The term petrodollar warfare refers to the alleged motivation of US military offensives as preserving by force the status of the United States dollar as the world's dominant reserve currency and as the currency in which oil is priced. The term was coined by William R. Clark, who has written a book with the same title. The phrase oil currency war is sometimes used with the same meaning.
The United States dollar remains de facto world currency.[1] Accordingly, almost all oil sales throughout the world are denominated in United States dollars (USD).[2] Because most countries rely on oil imports, they are forced to maintain large stockpiles of dollars in order to continue imports. This creates a consistent demand for USDs and ostensibly supports the USD's value, regardless of economic conditions in the United States.
According to proponents of the petrodollar warfare hypothesis, this in turn allegedly allows the US government to gain revenues through seignorage and by issuing bonds at lower interest rates than supposedly they otherwise would be able to. As a result, the U.S. government, according to this theory, can run higher budget deficits at a more sustainable level than most other countries can. The theory points out that a stronger USD also means that goods imported into the United States are relatively cheap (although the country's exports become relatively more expensive for the rest of the world).
Another component of the hypothesis is that the price of petroleum is more stable in the U.S. than anywhere else since importers do not need to worry about exchange rate fluctuations. Since the U.S. imports a great deal of oil, its markets are heavily reliant on oil and its derivative products (jet fuel, diesel fuel, gasoline, etc.) for their energy needs. As the price of oil can be an important political factor, U.S. administrations are quite sensitive to the price of oil.
Political competitors of the United States therefore have some interest in seeing oil denominated in euros or other currencies. The EU could also theoretically accrue the same benefits if the euro replaced the dollar.
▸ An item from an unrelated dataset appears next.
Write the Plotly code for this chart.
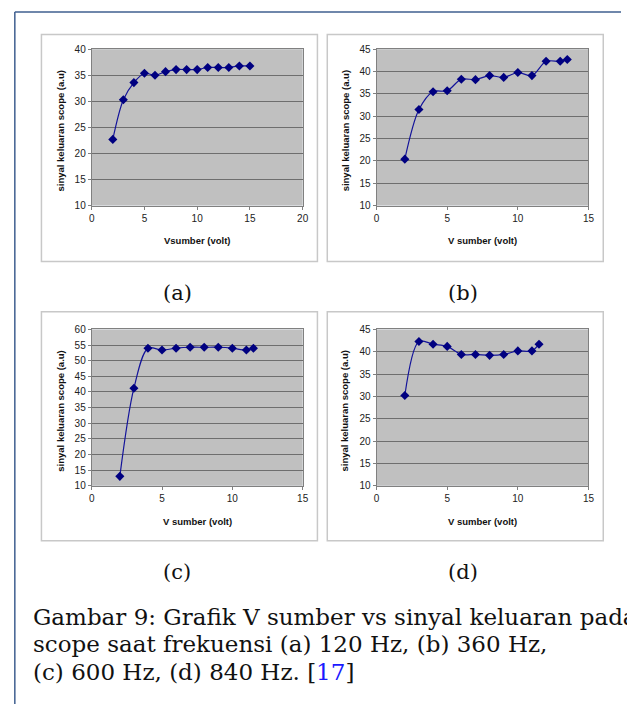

The petrodollar system originated in the early 1970s in the wake of the Bretton Woods collapse. President Richard Nixon and his Secretary of State, Henry Kissinger, feared that the abandonment of the international gold standard under the Bretton Woods arrangement (combined with a growing US trade deficit, and massive debt associated with the ongoing Vietnam War) would cause a decline in the relative global demand of the U.S. dollar.[3] In a series of meetings, the United States — represented by then U.S. Secretary of State Henry Kissinger — and the Saudi royal family made an agreement. The United States would offer military protection for Saudi Arabia's oil fields, and in return the Saudis would price their oil sales exclusively in United States dollars (in other words, the Saudis were to refuse all other currencies, except the U.S. dollar, as payment for their oil exports).
By 1975, all of the oil-producing nations of OPEC had agreed to price their oil in dollars and to invest surplus oil proceeds in U.S. government debt securities in exchange for similar offers by the U.S.[4]
In 2000, Iraq converted all its oil transactions under the Oil for Food program to euros,[5] even though the move was deemed by analysts to "fly in the face of financial logic",[5] since it meant that Iraq would earn less interest on its oil revenues, which were held in a UN-monitored escrow account in New York. Also, the switch would create "cumbersome new administrative processes" because Baghdad decided to keep also its existing deposits in dollars, which meant that the oil-for-food program would maintain two accounts, one in dollars and one in euros.[5]
Several commentators writing contemporaneously with the buildup to the invasion[6][7][8] linked Iraq's Nov 2000 re-denomination of oil from USD to euros and the possibility of more widespread adoption of the euro as an oil pricing standard to the risk that that would place on the post-Bretton Woods use of the USD as the international reserve currency and the impact that that would have on the US economy, and theorised that one of the fundamental purposes for war in Iraq would be to force Iraq to revert to pricing its oil in USD.
After the U.S. invaded Iraq in 2003, Iraq returned the denomination of its oil sales to the US dollar, despite the greenback's then-fall in value.[9]
The Government of the Islamic Republic of Iran ostensibly takes this theory as fact. As retaliation to this policy, which is seen by Tehran as "neoimperialism",[10] Iran made an effort to create its own bourse, which started selling oil in gold, euros, dollars, and Japanese yen.[11] In mid-2006 Venezuela indicated "support" of Iran's decision to offer global oil trade in the euro currency.[12] Muammar Gaddafi of Libya had tried to implement the gold-for-oil plan in 2011[13] and the introduction of a Libyan gold dinar.
In 2005, William Roberts Clark, Professor and Faculty Associate, Political Science Department, Center for Political Studies, University of Michigan, Ann Arbor, published a work which claimed that a "petrodollar warfare" was under way between mainly the euro and the United States dollar waged in the field of world petroleum trade.[14]
Over the years, multiple scholars expressed the view that the Iraq War was conducted to re-assert the dollar hegemony in the wake of Saddam Hussein's attempts to switch from petrodollar in the oil trade and to sell Iraqi oil in exchange for other currencies or commodities.[15][16][17]